Methods for producing tomographic pictures with the aid of a number of X-ray sources arranged with an angular offset on a gantry are fundamentally generally known, the person skilled in the art also being aware here of the problem of the scattered radiation occurring owing to the plurality of X-ray tubes being used simultaneously. At present there are two basically different variants for compensating or correcting this intensively occurring scattered radiation, specifically on the one hand by using a phantom to estimate the scattered radiation occurring either by measurement or by calculation and subsequently correcting the detector data with the scattered radiation values during the actual scanning. On the other hand, it is also known to measure the scattered radiation by various measures during the actual measurement on the actual examination object, and to undertake appropriate corrections.
In the first mentioned variant, the use of a phantom, the problem keeps arising that the measurements on the phantom, can reproduce the reality only approximately, and thus that any exact data relating to the scattered radiation can scarcely be available. It is also respectively to be considered here that the bearing of the examination object, that is to say generally a patient, with phantom conditions can be undertaken exactly only with difficulty, or it is also possible that a patient is wearing prostheses or implants that lead more intensely to scattered radiation that, of course, are not present in a generally valid phantom.

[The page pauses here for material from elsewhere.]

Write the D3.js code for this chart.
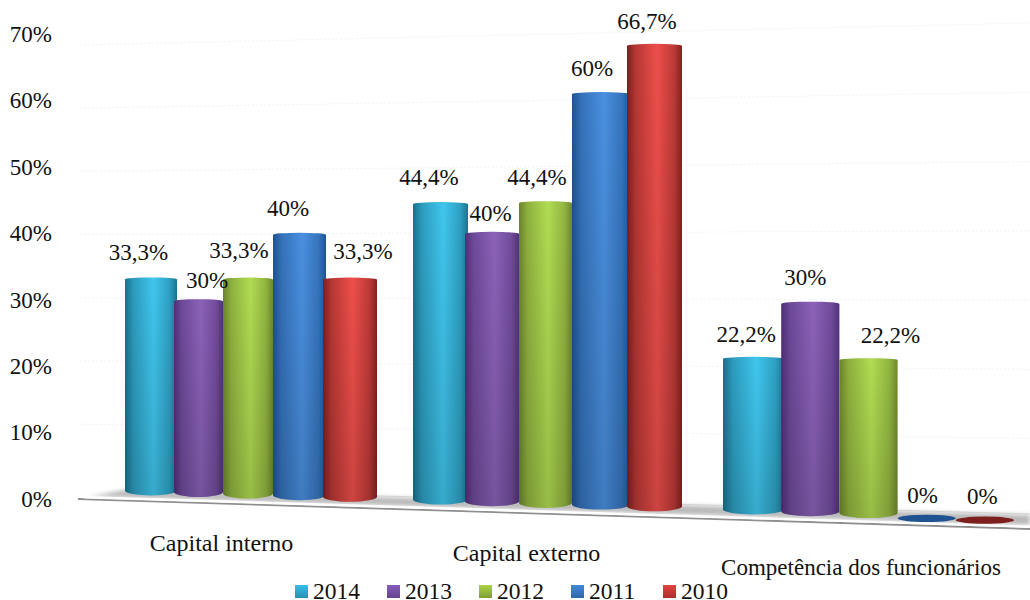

There are also fundamental attempts to obtain information with reference to the scattered radiation present during the actual scanning of the patient with the aid of a number of focus/detector systems. However, there is a problem here that there is additionally generally a need to use a relatively high radiation dose, since it is scarcely possible to carry out a rapid change in the dose rate of the X-ray tubes used without changing the acceleration voltage, and thus measurements required briefly during scanning are carried out exclusively with a single tube, as a rule with a full dose rate. A relatively high dose rate is thereby used for measuring the scattered radiation.